His prophecy came true. Mrs. Gandhi lost badly in the elections after the emergency was lifted, the Congress split, and the party never really got back together.

Indo-Kashmir relations
Kashmir was an important issue for him. He went to Kashmir twice as a guest of the Chief Minister, Sheikh Abdullah. He felt Pakistan had a single point agenda, that was to grab Kashmir, and elections were won because of their hate-India campaign. “They only talk about jihad. They are least bothered about their increasing poverty, and their economy is in shambles.”
The Kargil war did not surprise him, “We are in a precarious situation because we have a poor neighbor, governed by trigger-happy generals and Muslim fanatics, who even claim to have nuclear weapons. We have to think beyond ‘Bus Yatras’ and take a re-look at our foreign and defense policies. To defend ourselves, we have to upgrade our defense equipment and buy more sophisticated arms. We can not let down our defense forces.”

Indian politics
Disappointed by the changing Indian political system in the last couple of years, his favourite punch line was, “How does Mr Vajpayee expect a 13-legged party to come to a consensus, when right hand does not know what the left hand is upto. They are all busy with petty politics and bickering within the party. Our opposition is weak, led by a stone-faced Italian goddess, who knows little about the Indian psyche and the social fabric of this country. They lack the political will to deliver.

Indian Economy
“Even a country like China has managed to keep their population in check and attracted such large FDIs. MNCs are scared to come to India, there is so much political and economic instability layered with bureaucratic red-tapism. The license Raj is over but the bureaucrats are not ready to give up their powers.”
In the last fifty-five years, as a media person, he had seen and written with same fervor about the pre-independence era, the free India with all its problems - the liberalization phase, the nuclear strategies, the IT revolution, the changing political system, and India moving into the 21st century.

Terror and war
Had he been there to witness the recent terrorist attacks and war in Afghanisthan, he would have said in his typical way,“ These Pakistanis needed to be taught a lesson. Musharaff thinks he is a clever man but you cannot fool the Americans.”
He could have churned out hundreds and hundreds of words, an unfatigued mind, but he had to meet another dead-line, however not with his newspaper this time."

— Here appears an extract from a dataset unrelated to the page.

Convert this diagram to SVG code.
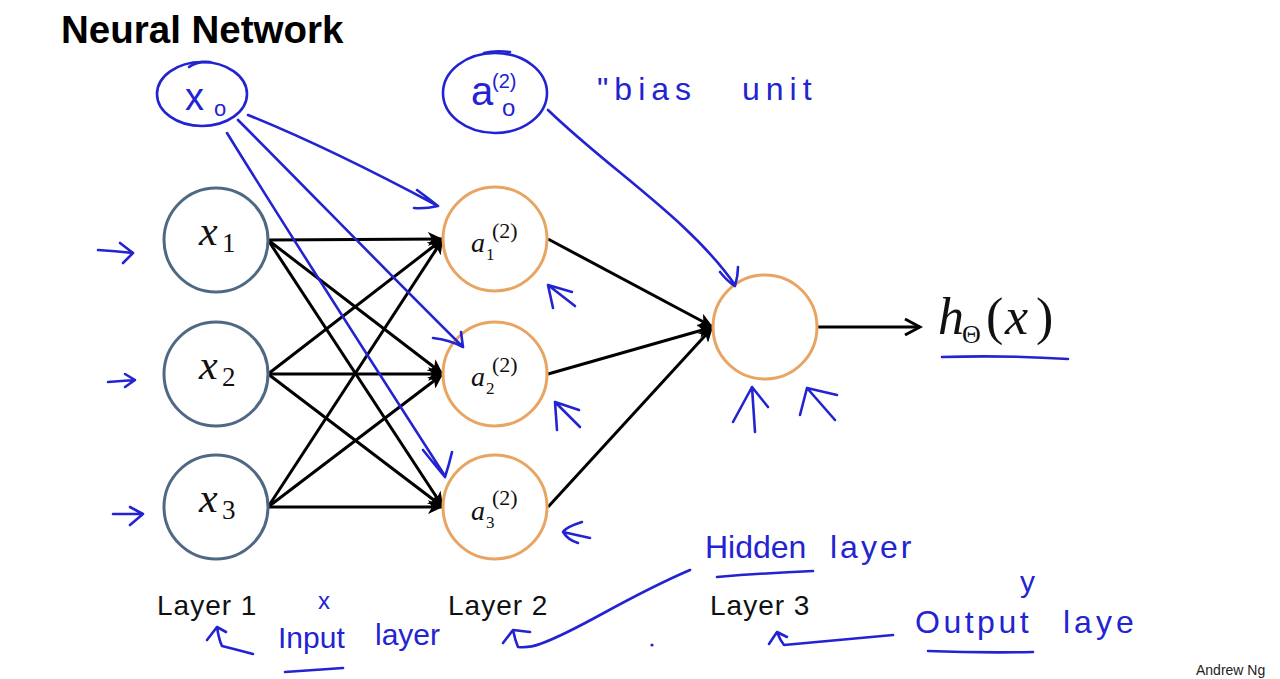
<svg xmlns="http://www.w3.org/2000/svg" width="1280" height="679" viewBox="0 0 1280 679">
<style>
.title{font-family:"Liberation Sans",Arial,sans-serif;font-weight:bold;font-size:38.5px;fill:#000}
.layer{font-family:"Liberation Sans",Arial,sans-serif;font-size:28px;fill:#111;letter-spacing:1px}
.credit{font-family:"Liberation Sans",Arial,sans-serif;font-size:14px;fill:#222}
.in{fill:#fff;stroke:#4f6884;stroke-width:3}
.hid{fill:#fff;stroke:#e8a562;stroke-width:3}
.mi{font-family:"Liberation Serif","Times New Roman",serif;font-style:italic;fill:#111}
.rm{font-family:"Liberation Serif","Times New Roman",serif;fill:#111}
.edge{stroke:#000;stroke-width:3;fill:none}
.ink{stroke:#2323d2;stroke-width:2.6;fill:none;stroke-linecap:round;stroke-linejoin:round}
.hw{font-family:"Liberation Sans",Arial,sans-serif;fill:#2323d2}
</style>
<defs>
<marker id="ah" markerUnits="userSpaceOnUse" markerWidth="16" markerHeight="14" refX="15" refY="7" orient="auto">
<path d="M0,0 L15,7 L0,14 L4,7 z" fill="#000"/>
</marker>
<marker id="open" markerUnits="userSpaceOnUse" markerWidth="20" markerHeight="20" refX="17" refY="10" orient="auto">
<path d="M2,2 L17,10 L2,18" fill="none" stroke="#000" stroke-width="3"/>
</marker>
</defs>
<rect width="1280" height="679" fill="#fff"/>
<text class="title" x="61" y="43">Neural Network</text>

<g id="connectors">
<line class="edge" x1="268" y1="240" x2="443" y2="239" marker-end="url(#ah)"/>
<line class="edge" x1="268" y1="240" x2="443" y2="374" marker-end="url(#ah)"/>
<line class="edge" x1="268" y1="240" x2="443" y2="507" marker-end="url(#ah)"/>
<line class="edge" x1="268" y1="374" x2="443" y2="239" marker-end="url(#ah)"/>
<line class="edge" x1="268" y1="374" x2="443" y2="374" marker-end="url(#ah)"/>
<line class="edge" x1="268" y1="374" x2="443" y2="507" marker-end="url(#ah)"/>
<line class="edge" x1="268" y1="507" x2="443" y2="239" marker-end="url(#ah)"/>
<line class="edge" x1="268" y1="507" x2="443" y2="374" marker-end="url(#ah)"/>
<line class="edge" x1="268" y1="507" x2="443" y2="507" marker-end="url(#ah)"/>
<line class="edge" x1="548" y1="239" x2="713" y2="327" marker-end="url(#ah)"/>
<line class="edge" x1="548" y1="374" x2="713" y2="327" marker-end="url(#ah)"/>
<line class="edge" x1="548" y1="507" x2="713" y2="327" marker-end="url(#ah)"/>
<line class="edge" x1="818" y1="327" x2="920" y2="327" marker-end="url(#open)"/>
</g>

<g id="x1"><circle class="in" cx="216" cy="240" r="52"/><text class="mi" x="199" y="245" font-size="42">x</text><text class="rm" x="222" y="252" font-size="27">1</text></g>
<g id="x2"><circle class="in" cx="216" cy="374" r="52"/><text class="mi" x="199" y="379" font-size="42">x</text><text class="rm" x="222" y="386" font-size="27">2</text></g>
<g id="x3"><circle class="in" cx="216" cy="507" r="52"/><text class="mi" x="199" y="512" font-size="42">x</text><text class="rm" x="222" y="519" font-size="27">3</text></g>

<g id="a1"><circle class="hid" cx="495" cy="239" r="52"/><text class="mi" x="471" y="252" font-size="28">a</text><text class="rm" x="486" y="260" font-size="17">1</text><text class="rm" x="492" y="238" font-size="22">(2)</text></g>
<g id="a2"><circle class="hid" cx="495" cy="374" r="52"/><text class="mi" x="471" y="386" font-size="28">a</text><text class="rm" x="486" y="394" font-size="17">2</text><text class="rm" x="492" y="372" font-size="22">(2)</text></g>
<g id="a3"><circle class="hid" cx="495" cy="507" r="52"/><text class="mi" x="471" y="520" font-size="28">a</text><text class="rm" x="486" y="528" font-size="17">3</text><text class="rm" x="492" y="505" font-size="22">(2)</text></g>

<g id="out"><circle class="hid" cx="765" cy="327" r="52"/></g>

<g id="h"><text class="mi" font-size="52"><tspan x="938" y="334">h</tspan><tspan class="rm" font-style="normal" x="962" y="343" font-size="26">Θ</tspan><tspan font-style="normal" x="986" y="334">(</tspan><tspan x="1005" y="334">x</tspan><tspan font-style="normal" x="1036" y="334">)</tspan></text></g>

<text class="layer" x="157" y="615">Layer 1</text>
<text class="layer" x="448" y="615">Layer 2</text>
<text class="layer" x="710" y="615">Layer 3</text>
<text class="credit" x="1196" y="675">Andrew Ng</text>

<g id="annotations">
<ellipse class="ink" cx="202" cy="94" rx="45" ry="32"/>
<path class="ink" d="M189,67 Q197,61 210,62"/>
<text class="hw" x="185" y="110" font-size="38">x</text>
<text class="hw" x="214" y="116" font-size="22">o</text>
<path class="ink" d="M248,115 C310,140 380,175 438,206 M417,190 Q428,198 438,206 Q425,209 414,208"/>
<path class="ink" d="M238,120 C300,182 400,285 463,347 M433,338 Q450,340 463,347 M461,332 Q462,340 463,347"/>
<path class="ink" d="M227,133 C290,235 380,375 445,476 M423,450 Q435,465 445,477 M452,452 Q449,465 445,477"/>

<ellipse class="ink" cx="495" cy="93" rx="52" ry="40"/>
<path class="ink" d="M484,53 Q495,50 510,52"/>
<text class="hw" x="471" y="105" font-size="40">a</text>
<text class="hw" x="492" y="88" font-size="20">(2)</text>
<text class="hw" x="502" y="116" font-size="24">o</text>
<text class="hw" font-size="32" y="100" letter-spacing="6"><tspan x="597">"bias</tspan><tspan x="742">unit</tspan></text>
<path class="ink" d="M548,110 C610,170 690,220 735,285 M720,272 Q728,282 735,286 Q738,276 738,267"/>

<path class="ink" d="M98,250 Q115,251 133,253 M120,243 L133,253 L123,263"/>
<path class="ink" d="M108,382 L135,380 M125,374 L135,380 L125,387"/>
<path class="ink" d="M113,514 L143,514 M130,507 L143,514 L130,525"/>

<path class="ink" d="M553,308 L548,285 L572,292 M548,285 L575,306"/>
<path class="ink" d="M557,430 L555,402 L579,410 M555,402 L580,427"/>
<path class="ink" d="M582,522 Q566,527 563,532 Q568,540 578,543 M563,532 L590,538"/>
<path class="ink" d="M755,432 L752,387 M733,422 L752,387 L768,407"/>
<path class="ink" d="M807,388 L835,420 M800,415 L807,388 L837,395"/>

<path class="ink" d="M942,357 Q1005,355 1068,359"/>

<text class="hw" font-size="32" y="558"><tspan x="705">Hidden</tspan><tspan x="830" letter-spacing="3">layer</tspan></text>
<path class="ink" d="M717,577 Q765,573 813,571"/>
<path class="ink" d="M503,643 L513,630 L530,632 M513,630 Q515,640 518,647 Q530,648 540,644 C580,630 620,600 690,570"/>

<text class="hw" x="318" y="609" font-size="24">x</text>
<text class="hw" font-size="30"><tspan x="278" y="648">Input</tspan><tspan x="375" y="645">layer</tspan></text>
<path class="ink" d="M285,672 Q314,670 343,668"/>
<path class="ink" d="M207,640 L217,627 L226,632 M217,627 Q219,640 222,646 Q238,650 253,654"/>

<text class="hw" x="1020" y="592" font-size="30">y</text>
<text class="hw" font-size="32" y="633"><tspan x="915" letter-spacing="3.5">Output</tspan><tspan x="1063" letter-spacing="4">laye</tspan></text>
<path class="ink" d="M928,651 Q980,653 1033,652"/>
<path class="ink" d="M769,644 L777,632 L787,637 M777,632 Q780,640 784,645 Q840,640 893,635"/>
<circle cx="652" cy="645" r="1.6" fill="#2323d2"/>
</g>
</svg>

Today,I wonder what my dad's reaction would have been! Once again the country faces a huge challenge. Could we have averted the tragedy in Mumbai? When will our politicians stop bickering over petty issues. Or have they become so callous that it makes no difference to them. It is a strange feeling of helplessness as we watch terror, poor administration, rising corruption and lack of political will to deliver.